Saturday, the Red Sox had just five hits and scored just one run while committing five errors and allowing 17 hits against the third-worst team in baseball. In addition, they ran into two outs on the bases, blatantly missed a tag at home plate in by far their ugliest game of the season.
Eduardo Rodriguez lasted just 3 2/3 innings, allowing five runs on eight hits, striking out just three batters.
“There’s not much to talk about him,” Cora said when asked about the Sox lefty. “You saw what happened. He wasn’t able to put people away, and he didn’t give us enough innings for us to win the game.”
The Rangers, who now sit at 43-80, currently sit as the third-worst team in the majors.
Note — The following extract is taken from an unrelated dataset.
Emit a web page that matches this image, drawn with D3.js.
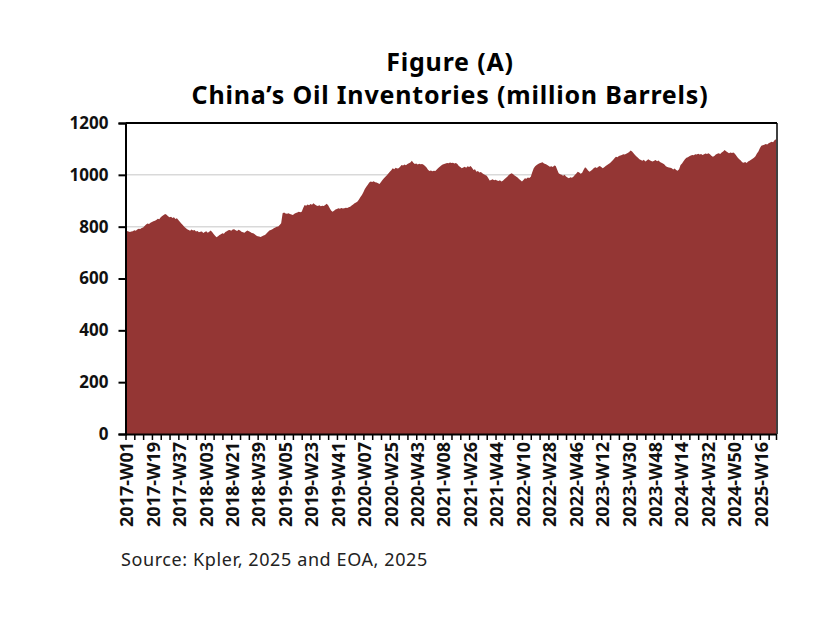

Losses like that aren’t ideal for a team that’s 6.5 games behind a team that they were ahead of just months ago, the Rays, and now 2.5 games back of the Yankees, a team that they were as far as 10 games ahead of at one point in the season.
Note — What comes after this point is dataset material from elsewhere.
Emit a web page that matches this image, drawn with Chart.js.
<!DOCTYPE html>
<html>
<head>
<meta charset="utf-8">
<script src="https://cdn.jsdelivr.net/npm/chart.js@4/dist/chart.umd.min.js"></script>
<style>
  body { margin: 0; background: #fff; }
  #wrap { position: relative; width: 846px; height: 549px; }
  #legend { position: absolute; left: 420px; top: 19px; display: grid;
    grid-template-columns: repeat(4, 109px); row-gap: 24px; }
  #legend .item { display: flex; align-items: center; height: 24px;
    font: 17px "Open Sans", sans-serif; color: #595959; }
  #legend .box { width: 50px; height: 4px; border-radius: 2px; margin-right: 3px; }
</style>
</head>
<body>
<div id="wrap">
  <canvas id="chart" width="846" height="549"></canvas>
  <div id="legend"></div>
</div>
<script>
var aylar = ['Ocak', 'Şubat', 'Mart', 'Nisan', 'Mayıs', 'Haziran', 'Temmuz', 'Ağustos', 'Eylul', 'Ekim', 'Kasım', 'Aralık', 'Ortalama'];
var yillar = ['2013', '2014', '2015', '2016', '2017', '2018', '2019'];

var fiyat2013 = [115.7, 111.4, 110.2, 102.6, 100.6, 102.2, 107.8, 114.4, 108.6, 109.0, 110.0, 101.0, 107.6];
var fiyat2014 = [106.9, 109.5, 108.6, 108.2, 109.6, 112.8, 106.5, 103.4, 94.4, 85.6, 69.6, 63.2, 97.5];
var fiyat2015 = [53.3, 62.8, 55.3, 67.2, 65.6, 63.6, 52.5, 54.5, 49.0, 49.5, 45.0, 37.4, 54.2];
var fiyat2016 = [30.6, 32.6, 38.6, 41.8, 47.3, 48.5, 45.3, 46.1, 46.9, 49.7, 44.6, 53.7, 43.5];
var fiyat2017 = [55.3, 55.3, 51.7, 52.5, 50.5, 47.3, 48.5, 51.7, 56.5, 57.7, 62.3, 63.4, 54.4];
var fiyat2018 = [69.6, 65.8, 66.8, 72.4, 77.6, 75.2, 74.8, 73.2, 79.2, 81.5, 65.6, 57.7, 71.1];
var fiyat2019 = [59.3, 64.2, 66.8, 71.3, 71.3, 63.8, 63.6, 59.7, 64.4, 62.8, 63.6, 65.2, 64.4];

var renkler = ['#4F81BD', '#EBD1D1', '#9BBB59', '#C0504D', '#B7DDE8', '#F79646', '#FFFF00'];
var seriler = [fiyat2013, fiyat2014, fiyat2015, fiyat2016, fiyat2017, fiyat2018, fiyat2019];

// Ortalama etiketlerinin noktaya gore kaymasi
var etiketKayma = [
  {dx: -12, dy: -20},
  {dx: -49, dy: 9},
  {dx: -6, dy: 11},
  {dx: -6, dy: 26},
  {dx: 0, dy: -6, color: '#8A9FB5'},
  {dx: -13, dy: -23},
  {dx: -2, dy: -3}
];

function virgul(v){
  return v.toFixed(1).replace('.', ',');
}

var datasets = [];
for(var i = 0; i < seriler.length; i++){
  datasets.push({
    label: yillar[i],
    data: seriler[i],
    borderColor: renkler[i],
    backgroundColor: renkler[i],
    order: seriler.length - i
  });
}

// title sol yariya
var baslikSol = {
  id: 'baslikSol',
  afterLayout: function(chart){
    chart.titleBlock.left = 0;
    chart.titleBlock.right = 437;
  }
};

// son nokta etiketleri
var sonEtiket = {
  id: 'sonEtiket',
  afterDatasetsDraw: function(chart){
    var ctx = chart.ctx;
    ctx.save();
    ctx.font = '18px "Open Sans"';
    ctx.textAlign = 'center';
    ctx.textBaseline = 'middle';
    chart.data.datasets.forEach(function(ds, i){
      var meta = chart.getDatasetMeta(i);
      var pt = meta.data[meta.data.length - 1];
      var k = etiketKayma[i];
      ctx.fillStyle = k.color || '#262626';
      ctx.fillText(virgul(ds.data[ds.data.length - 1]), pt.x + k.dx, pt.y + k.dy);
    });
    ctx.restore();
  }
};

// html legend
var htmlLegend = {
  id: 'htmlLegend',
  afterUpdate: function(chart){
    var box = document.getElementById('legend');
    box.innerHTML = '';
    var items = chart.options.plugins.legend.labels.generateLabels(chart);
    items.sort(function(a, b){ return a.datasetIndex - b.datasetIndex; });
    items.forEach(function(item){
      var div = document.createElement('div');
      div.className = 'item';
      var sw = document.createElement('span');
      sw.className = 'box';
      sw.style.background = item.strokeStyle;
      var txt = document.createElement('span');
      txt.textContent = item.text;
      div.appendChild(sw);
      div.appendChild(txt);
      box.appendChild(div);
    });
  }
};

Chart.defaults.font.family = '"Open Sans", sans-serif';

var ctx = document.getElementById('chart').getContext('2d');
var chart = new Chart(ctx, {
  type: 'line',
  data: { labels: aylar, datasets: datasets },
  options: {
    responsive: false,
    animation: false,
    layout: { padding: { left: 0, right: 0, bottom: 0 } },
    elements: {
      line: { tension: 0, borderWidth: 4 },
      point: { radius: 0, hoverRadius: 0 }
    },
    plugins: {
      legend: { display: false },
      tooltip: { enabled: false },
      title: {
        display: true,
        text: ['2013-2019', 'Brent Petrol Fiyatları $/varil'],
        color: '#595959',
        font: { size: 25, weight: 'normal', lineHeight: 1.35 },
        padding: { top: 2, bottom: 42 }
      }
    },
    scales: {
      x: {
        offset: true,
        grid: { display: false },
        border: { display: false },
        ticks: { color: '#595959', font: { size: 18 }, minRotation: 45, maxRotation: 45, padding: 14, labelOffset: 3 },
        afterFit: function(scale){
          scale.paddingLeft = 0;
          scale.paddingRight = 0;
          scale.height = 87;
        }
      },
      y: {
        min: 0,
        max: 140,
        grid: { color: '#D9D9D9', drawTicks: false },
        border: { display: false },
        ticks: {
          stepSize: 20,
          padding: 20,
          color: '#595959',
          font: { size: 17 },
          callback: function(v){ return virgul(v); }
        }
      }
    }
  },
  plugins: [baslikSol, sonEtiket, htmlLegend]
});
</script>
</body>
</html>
“We’re not in the base of trying to make plays — we have to make plays, and we haven’t been making plays for a while,” the manager said. “We have a job to do, we gotta play better, and today we didn’t play good. We deserved what happened today on the field.”
The Red Sox are starting to run out of excuses, as they haven’t seemed to click ever since they’ve fallen into a funk, which one might consider right before the All-Star Break, when they dropped two consecutive series to the Angels and Phillies. They did pick up the play a little bit after that stretch, but fell right back into a funk as since July 28th, they’ve gone just 7-15.
Despite that, don’t forget about where Boston was at the 81-game mark. The Red Sox were sitting in a comfortable first place, and on pace for 100 wins at 50-31, which was on July 1st, after a 15-1 blowout win over the Royals.
“They’re good. They’re very talented. Don’t get me wrong, we’re a good baseball team,” Cora remarked. “But at the same time, we gotta keep working hard. If we have to do more, we’ll do more. It’s hard to see, and it’s hard for them too. We just gotta help them out to get out of this.”
Currently, Boston sits a half game out of the wild card, with the Sox at 70-55 while the Athletics sit at 70-54. The Yankees lie first in the AL Wild Card at 72-55, 2.5 games ahead of the Sox.
“Yesterday was one day, like I’ve been saying all along, and today we took a few steps back,” Cora stated. “Like I said, it’s not acceptable. We gotta be better. We have a better team. It’s hard to watch — it’s hard on us. I hate the way we played today. I hated it. That’s the bottom line. I know a lot of people praise me because I pay attention to details and all that stuff, well that’s not attention to detail. That’s not good, sound baseball. ”
“It starts with leadership,” Cora added. “I’m the manager of this team, so I’m accountable. I gotta do a better job to put these guys in a better position to be successful.”
With 37 games left, the Red Sox are still in prime position to make a run for even the division. After Sunday, if the game even gets played, 19 out of the final 36 games remaining consist of teams that are under .500.
“I mean, I do,” Cora said when asked if he’s realized that the team is starting to run out of time. “And I know that most likely (the players) do. I know where we’re at. I know what we have in front of us, and we gotta get better. It’s a total team effort — organizational effort — this is not that guy, this guy, whatever. It’s everybody in the same boat. We put ourselves in a position to make the playoffs, and we still have a chance to make the playoffs. Obviously we have to be better, but we have to start now.”